What liberal democracy advocates is not weak government, but limited government. The authority of the Cuban state knows no bounds; it is an unlimited form of government. I know of no argument offering that the new US-Cuba policy will advance limited government in Cuba. The adversary of totalitarian government is not weak government; it is limited government.
Our conception of human rights is that rights exist prior to, and distinct from any man-made law; they cannot be granted or repealed by government fiat. By our definition, human rights can only exist under a government that is limited in its authority. But to Marxists, human rights are the social creation of a particular vision of society. In their view, rights are no more than a whimsical invention of government that can be revoked at the pleasure of the government. They are permissions, not rights.
All governments hold a legal monopoly on the use of physical force. Thus we need limits on government to protect ourselves from the involuntary servitude to others demanded by collectivism. The question of whether rights are creations of particular societies, or independent of them, is fundamental to our stance on moral conduct and political organization.
A desirable democracy — one that respects and protects individual rights — requires limited government. But Cuba is a totalitarian regime that demands complete subjection of the individual to the authority of the collective. Without limited government, human rights are inaccessible.
A liberal democracy also requires the unfettered participation of an autonomous opposition that is able to compete freely, fairly, and often for the levers of power. Yet, to allow opposition means to impose limits on your own power. The Castros have built a police state, and police states do not subject themselves to the possibility of relinquishing power.
Stated plainly, the Castros will not self-impose limits on their governing controls, and will not undertake any process that may deprive them of their powers.

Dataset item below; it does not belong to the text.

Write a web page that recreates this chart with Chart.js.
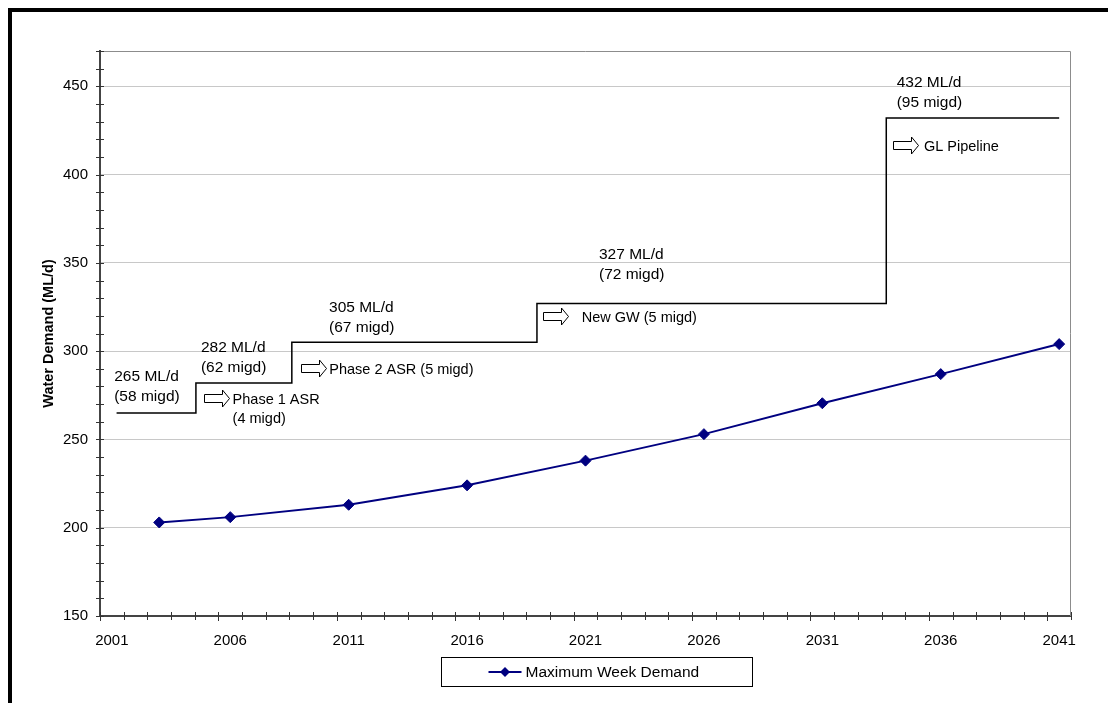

Assistant Secretary of State Jacobson has expressed that she has no illusions about changing the Cuban regime. Again commendable, because US policymakers tend to naively see the world through the lenses of their own cultural and historical experiences in a form of analytical provincialism.
In order to secure whatever advantages they may be pursuing, Cuban negotiators may offer some minor power-limiting promises. Having secured the advantage, however, the Castros will no longer find it in their self-interest to fulfill those commitments.
Thus, before getting into bed with Raúl Castro, and surrendering, in amorous embrace, whatever little leverage we may have left, US negotiators should know that the General will not respect them in the morning.